第一期バイパス(昭和の30〜50年代に整備)は、まだ生活圏に組み込まれる余地を持っていた。それが故に、渋滞が起きるようになる。歩道があり、イオンとか広域チェーン店が連なり、その周辺に宅地開発されるようになって、郊外が街中化したのだ。いつの間にか大規模チェーン店への出入りの渋滞や通勤渋滞が起き始めて、車移動に最適化させたはずのバイパスが、旧道化していった。
そこで第二期バイパス整備が行われ、もはや姿形は高速道路のようになった。場所によっては原チャを受け付けぬ自動車専用道路になり、山林や郊外に高架を通して防音壁で囲み、インターチェンジでアクセスする、真の車最適化バイパスが登場した。それが平成のことだった、と思う。
へドリアン女王と、黒い太陽神
私は今回、東京から広島へ原チャで旅をし、時に第一期バイパスを走行し、時に第二期バイパスを走行しながら感じた。
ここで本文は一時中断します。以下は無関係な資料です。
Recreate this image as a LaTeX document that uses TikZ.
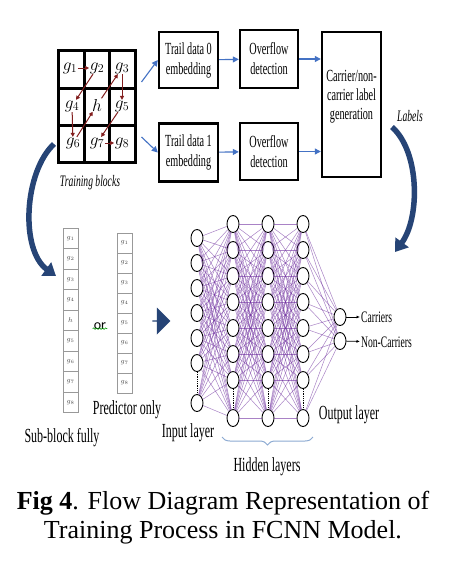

戦隊ヒーロー番組「太陽戦隊サンバルカン」の悪の組織に喩えて。
第一期バイパスは、へドリアン女王だ。顔が見え、表情豊かで、ある意味でハートフルだ。彼女はそこを通る人間に、こう訴えてくる。
「どうだ?旧道に比べて広い道幅に多い車線、道端にはイオンや吉野家やジーンズメイトがあるぞ?便利だろう!旧道なんか捨てて、ここを走るが良い、ハッハッハッハ!」
一方、第二期バイパスは、黒い太陽神だ。もはや顔もなく、その表情は窺い知れない。冷徹怜悧な無表情で黒一色。こう声だけが聞こえる。
「人も自転車も店も邪魔だろう?全て抹殺してやった。さっさと走り抜けろ。移動という目的に、賑わいも暮らしも邪魔でしかない!」
没個性・超効率的な第二期バイパスは、高速道路に近い装いで、「ただただ早く通り抜ける」ことを要求してくるのだ。
お化けも出ぬ、新新トンネル
皆さんは、お決まりの怪談パターンに、夜のトンネルのお化けの話が多いのはご存知だろう。トンネルにも、バイパスと似た構図が見られる。
手堀りで狭い旧トンネル。機械堀りだが片道1車線な新トンネル。そして、片道二車線でトンネル前後が高架なことも多い新新トンネル。
もはや新新トンネルになると、お化けも出なさそうな雰囲気だ。
という訳で、モータリゼーションの中で、車移動の効率化を追求する流れが、道をただの車の通り道にして暮らしと切り離すという方向に倒れてきた、その象徴がバイパスの変遷なんだ、と思った次第。